Despite the obvious convenience the clinic provides for those whose primary physicians are further away, Grace said any faculty or staff member could benefit from the quick care offered.

“Even if they live in the country, they still have pretty long commutes sometimes,” Grace said. “Anyone can use it.”

Grace said faculty or staff members have to pay a copay at the clinic, but the rest is billed to whatever insurance carrier they have. The pharmacy, on the other hand, does not accept outside insurance, he said, but is still an economical option.

“It’s still economical to go to the pharmacy and lot of the faculty and staff will use it just because many generic prescriptions are under $10,” Grace said. “They’ll often see it as more convenient if it isn’t more than their copay to just pay cash and get the prescription here.”

Grace said thus far, about a third of the faculty have used the pharmacy inside of the Student Health Services building instead of an outside pharmacy.

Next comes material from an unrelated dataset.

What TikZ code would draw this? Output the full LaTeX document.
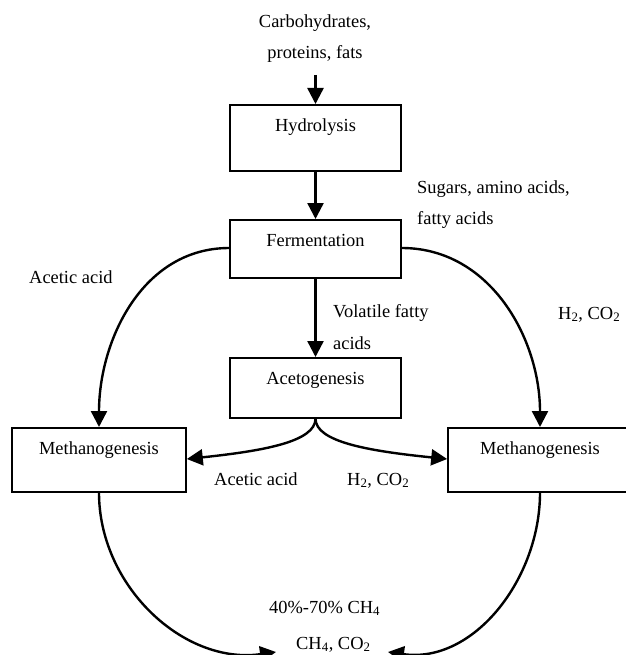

“We have had some very satisfied, gratified individuals and have gotten some positive comments back saying that it’s working the way we wanted it to,” Grace said. “We’ve had people call, come in, get lab work done, and be out with a prescription with a hour.”

Bob Melton, a building service sub-foreman with the physical plant services department, said he thinks the Faculty and Staff Convenient Care Clinic is a useful option for university employees, but would not be a good option for him because of its limited hours that run from eight a.m. to four-thirty p.m.

“My shift runs from four until midnight, it wouldn’t be convenient for me to go,” Melton said. “It wouldn’t work with my schedule.”

Melton said he thinks the clinic would be used more if it offered more expansive services, such as emergency care.

Wellness Coalition 

Grace said the Faculty and Staff Convenient Care Clinic was started in part due to the WELLSIU, an initiative being carried out by the Chancellor’s Office and various other campus departments.

“We’re the clinical side, and they address more of the wellness side through the wellness coalition,” Grace said. “It has really taken off.”

Grace said students benefit from faculty well being as well as the faculty themselves.

“If you can take an environment and make it healthier, everyone benefits,” Grace said. “If students see a professor they admire utilizing our services they are more inclined to pay attention.”

Sally Wright, associate director of programs at the Recreation Center, said her program is putting on a variety of participation and educational programs for WELLSIU to improve the health and wellness of staff and faculty. The eight dimensions this initiative covers is: spiritual, intellectual, occupational, environmental, social, emotional, and financial according to WELLSIU webpage.

Such events have included “Wellness Wednesdays” that take place at noon Wednesdays, Chancellor walks, and bringing in the National Geographic 2012 Adventurer of the Year to do presentations.

As far as why the initiative started, Wright says a healthy workforce is a happier workforce, and SIU is just one of places of work that have enacted such employee initiatives or programs.

“There is a lot of data out there that a healthy workforce is a more productive workforce, a more happy workforce,” Wright said. “There’s fewer sick days taken, there’s more energy, more productivity, so the benefits come back to the organization who support a healthy workforce.”

Wright says she thinks participation will continue to show good prospects.

“Thus far, we’ve had good participation,” Wright said. “We’ve had a really good turnout for the Weight Watchers program we just started and that’s one example.”